In the last few years, Generative AI models have begun to produce strikingly fluent language, polished images, and appealing music from within themselves, arguably demonstrating autonomous creativity. Names like ChatGPT and Stable Diffusion are in the news. Jina AI is part an emerging German 'AI sector', encompassing a growing collection of startups that provide AI-centered software and services. New Generative AI technologies have important consequences for intellectual property (IP) law, and how they are ultimately handled will strongly affect the development of this sector.
There is some debate about whether AI output can be IP at all. There is little clear law on this subject. Copyright requires works to reflect human creativity, but in practice creating works using AI models requires significant human involvement. Humans construct textual "prompts" to stimulate image production, then modify those prompts based on the result, and select among multiple productions. AI-generated texts and music follow much the same pattern. This is comparable to the way a photographer takes a picture, and that has clear IP protections.
A bigger problem is the way Generative AI models are made. Large AI models are expensive to produce and come primarily from a few sources, particularly OpenAI (which is mostly controlled by Microsoft), Meta (Facebook/Instagram), and Alphabet (Google/DeepMind). Jina AI and other start-ups are highly dependent on access to them.
These models are trained to produce their outputs using large quantities of human-made written text, images, music, etc. and the most useful ones have all been trained using data taken from the Internet without the consent of their owners. Writers and musicians have not responded very strongly to this unauthorized use, but it has evoked strong reactions from visual artists. “AI art is theft” has become a viral slogan.

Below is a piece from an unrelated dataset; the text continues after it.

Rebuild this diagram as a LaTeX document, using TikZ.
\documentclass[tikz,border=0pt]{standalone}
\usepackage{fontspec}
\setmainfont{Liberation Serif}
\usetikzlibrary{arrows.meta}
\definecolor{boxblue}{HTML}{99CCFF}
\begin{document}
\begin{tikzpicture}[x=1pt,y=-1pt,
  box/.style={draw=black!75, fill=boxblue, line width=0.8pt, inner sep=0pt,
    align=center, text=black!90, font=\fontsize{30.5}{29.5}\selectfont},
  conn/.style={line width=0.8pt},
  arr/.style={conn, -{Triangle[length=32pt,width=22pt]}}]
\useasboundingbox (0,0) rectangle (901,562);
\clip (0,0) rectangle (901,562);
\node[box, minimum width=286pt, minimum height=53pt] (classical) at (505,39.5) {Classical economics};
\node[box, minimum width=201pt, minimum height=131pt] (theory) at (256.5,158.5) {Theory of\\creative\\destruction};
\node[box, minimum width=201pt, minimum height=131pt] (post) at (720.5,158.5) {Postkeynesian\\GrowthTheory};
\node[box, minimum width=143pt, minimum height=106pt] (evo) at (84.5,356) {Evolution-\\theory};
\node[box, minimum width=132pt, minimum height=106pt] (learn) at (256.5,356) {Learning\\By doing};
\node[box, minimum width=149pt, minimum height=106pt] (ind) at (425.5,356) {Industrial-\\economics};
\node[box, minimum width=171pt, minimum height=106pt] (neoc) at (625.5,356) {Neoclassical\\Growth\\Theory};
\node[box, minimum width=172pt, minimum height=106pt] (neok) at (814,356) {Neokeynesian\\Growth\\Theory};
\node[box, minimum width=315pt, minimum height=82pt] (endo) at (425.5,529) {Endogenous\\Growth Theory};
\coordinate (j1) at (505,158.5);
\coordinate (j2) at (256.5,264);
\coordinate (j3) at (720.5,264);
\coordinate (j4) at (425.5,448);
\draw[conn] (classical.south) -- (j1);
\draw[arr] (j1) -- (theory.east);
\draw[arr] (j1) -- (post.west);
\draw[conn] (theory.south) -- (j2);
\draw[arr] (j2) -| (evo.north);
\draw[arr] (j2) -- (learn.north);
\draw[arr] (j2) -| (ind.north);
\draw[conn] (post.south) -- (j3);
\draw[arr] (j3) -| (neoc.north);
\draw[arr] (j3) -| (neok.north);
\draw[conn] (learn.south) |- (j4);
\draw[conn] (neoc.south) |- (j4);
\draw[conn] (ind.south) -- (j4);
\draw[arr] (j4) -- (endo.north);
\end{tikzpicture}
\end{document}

There are lawsuits challenging Generative AI underway in California and the UK, and we can assume that there will be cases under EU law. These suits argue that Generative AI models are derivative works infringing on IP rights in their training data. Furthermore, they allege that anything created using those models is equally an infringing work, because neural network models merely store and then “recombine” the works of others. AI advocates challenge that characterization.

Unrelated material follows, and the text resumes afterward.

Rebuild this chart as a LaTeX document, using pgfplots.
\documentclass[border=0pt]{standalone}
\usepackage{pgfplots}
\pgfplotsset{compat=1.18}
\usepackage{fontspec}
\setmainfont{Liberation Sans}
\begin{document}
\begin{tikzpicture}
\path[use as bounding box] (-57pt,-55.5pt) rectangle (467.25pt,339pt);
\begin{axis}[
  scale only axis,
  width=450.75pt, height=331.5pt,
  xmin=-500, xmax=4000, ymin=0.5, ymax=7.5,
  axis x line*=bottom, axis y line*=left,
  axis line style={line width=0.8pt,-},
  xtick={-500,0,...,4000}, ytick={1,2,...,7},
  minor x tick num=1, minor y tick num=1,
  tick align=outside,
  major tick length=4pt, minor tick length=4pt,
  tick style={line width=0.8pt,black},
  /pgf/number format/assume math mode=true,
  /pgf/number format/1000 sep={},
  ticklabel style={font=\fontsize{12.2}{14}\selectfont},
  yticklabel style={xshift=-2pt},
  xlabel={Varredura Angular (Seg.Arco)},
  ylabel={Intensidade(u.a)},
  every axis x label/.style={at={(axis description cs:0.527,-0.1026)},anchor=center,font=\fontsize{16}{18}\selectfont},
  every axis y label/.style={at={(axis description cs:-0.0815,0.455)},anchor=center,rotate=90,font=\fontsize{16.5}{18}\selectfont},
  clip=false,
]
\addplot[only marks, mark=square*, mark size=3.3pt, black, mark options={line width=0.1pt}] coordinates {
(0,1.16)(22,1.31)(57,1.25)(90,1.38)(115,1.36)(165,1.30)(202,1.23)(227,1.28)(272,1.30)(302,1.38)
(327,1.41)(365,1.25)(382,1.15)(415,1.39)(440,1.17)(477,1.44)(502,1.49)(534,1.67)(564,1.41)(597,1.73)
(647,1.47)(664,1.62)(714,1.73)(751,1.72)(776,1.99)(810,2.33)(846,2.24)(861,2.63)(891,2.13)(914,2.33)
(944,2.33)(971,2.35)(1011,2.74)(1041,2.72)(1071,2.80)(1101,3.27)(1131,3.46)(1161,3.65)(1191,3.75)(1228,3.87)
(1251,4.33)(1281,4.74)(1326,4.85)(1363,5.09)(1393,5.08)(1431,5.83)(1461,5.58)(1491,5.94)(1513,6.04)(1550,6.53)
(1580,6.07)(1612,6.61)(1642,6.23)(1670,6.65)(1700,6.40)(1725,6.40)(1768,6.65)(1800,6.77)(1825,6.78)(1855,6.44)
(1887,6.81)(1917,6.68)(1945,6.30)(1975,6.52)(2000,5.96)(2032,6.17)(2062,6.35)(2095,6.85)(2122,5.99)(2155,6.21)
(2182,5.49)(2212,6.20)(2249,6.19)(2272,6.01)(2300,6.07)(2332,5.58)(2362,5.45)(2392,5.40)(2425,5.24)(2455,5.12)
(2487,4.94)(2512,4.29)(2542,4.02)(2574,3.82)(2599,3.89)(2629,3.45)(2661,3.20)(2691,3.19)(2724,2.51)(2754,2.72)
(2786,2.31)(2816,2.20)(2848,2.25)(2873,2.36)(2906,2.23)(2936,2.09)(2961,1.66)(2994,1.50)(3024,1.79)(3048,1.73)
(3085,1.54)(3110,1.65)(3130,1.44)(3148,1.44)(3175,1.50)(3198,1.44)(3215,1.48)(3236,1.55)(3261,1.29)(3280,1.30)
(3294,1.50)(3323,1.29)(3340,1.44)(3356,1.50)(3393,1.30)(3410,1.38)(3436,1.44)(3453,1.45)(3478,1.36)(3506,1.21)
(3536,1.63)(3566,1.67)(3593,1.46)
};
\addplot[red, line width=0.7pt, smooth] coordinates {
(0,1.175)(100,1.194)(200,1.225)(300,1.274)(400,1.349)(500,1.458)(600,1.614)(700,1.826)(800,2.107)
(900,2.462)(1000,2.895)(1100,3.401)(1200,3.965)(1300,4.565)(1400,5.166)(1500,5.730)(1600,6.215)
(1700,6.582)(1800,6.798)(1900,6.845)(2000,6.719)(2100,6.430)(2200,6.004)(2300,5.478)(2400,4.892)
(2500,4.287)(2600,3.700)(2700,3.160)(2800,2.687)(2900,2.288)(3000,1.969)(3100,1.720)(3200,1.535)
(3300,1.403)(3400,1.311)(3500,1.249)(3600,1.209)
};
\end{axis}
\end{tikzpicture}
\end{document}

Under the laws of the US, UK, and countries inheriting their legal traditions, principles of “fair use” or “fair dealing” create broad but ambiguous exceptions to copyright, which might apply to AI training. But “fair use” has no equivalent in European and German law. Allowed exceptions to copyright are listed in Article 5 of the EU Copyright and Information Society Directive, and contain nothing to help AI models. Since the 2013 Ashby decision by the ECHR, European courts have begun to find an implicit “fair use” doctrine in the European Convention’s guarantee of freedom of expression, but this is unlikely to apply to for-profit software.

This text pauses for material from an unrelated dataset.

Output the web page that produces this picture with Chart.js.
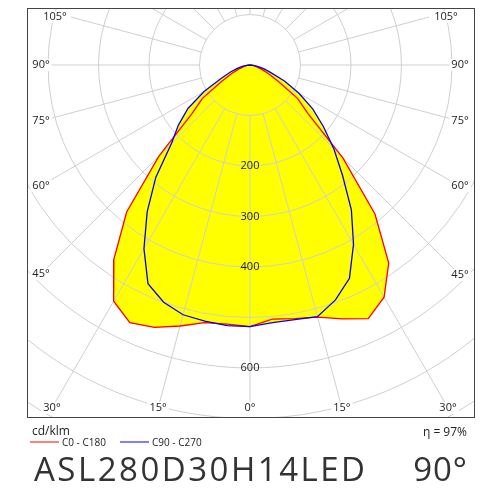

We cannot predict the future, but it is possible, perhaps likely, that European courts will find that models trained with unlicensed data infringe copyright. There is a good chance that US courts will also reject claims of "fair use". Whatever the outcome, this will impact the entire field. Copyrighted works are in the training data of all major Generative AI models, including ChatGPT and AI models that generate music, not just the ones that make images.
Nonetheless, even if legal claims fail, there is a strong moral case that Generative AI profits from the work of uncompensated IP owners. Regulatory law might attempt to compensate them.
One possible regulatory solution is a compulsory licensing regime akin to the ones in the music industry. The music industry is already comfortable with them. The publishing industry is unafraid of AI and authors might readily accept such a scheme. Visual artists, however, might resist.
An alternative would be for the AI industry to fund a common training dataset and pay creators directly for the use of their work. This would completely eliminate IP claims against Generative AI models, and would create a locus for action over other concerns with AI. It would also put at least a little bit of money in the pockets of creators, who are rarely well compensated for their work.
Although such a body raises concerns about unfair barriers to market entry, it has benefits. An industry association can self-regulate in ways that governments cannot. For example, objectionable imagery may be legally protected from state action as free speech, but an industry body can forbid training AI models to produce pornography or graphic violence, and can restrict consumers' usage though the terms in their software licenses.
Furthermore, Generative AI models consume an extraordinary amount of electricity to train. An industry body can verify the environmental conduct of its members, and eliminate the temptation to train models in places where energy is cheap but environmentally unfriendly.
We want the emerging German AI sector to prosper and we need a stable, competitive, well-regulated environment. Uncertainty about these IP issues risks undermining our open source tech stacks and overturning our infant industry, causing an exodus to less scrupulous countries. Using these kinds of tools to take control of Generative AI's training data has promising prospects for regulating the industry in a way that continues to encourage German and European growth in the AI sector, relieving smaller firms like Jina AI of uncertainty while retaining a highly-competitive market environment.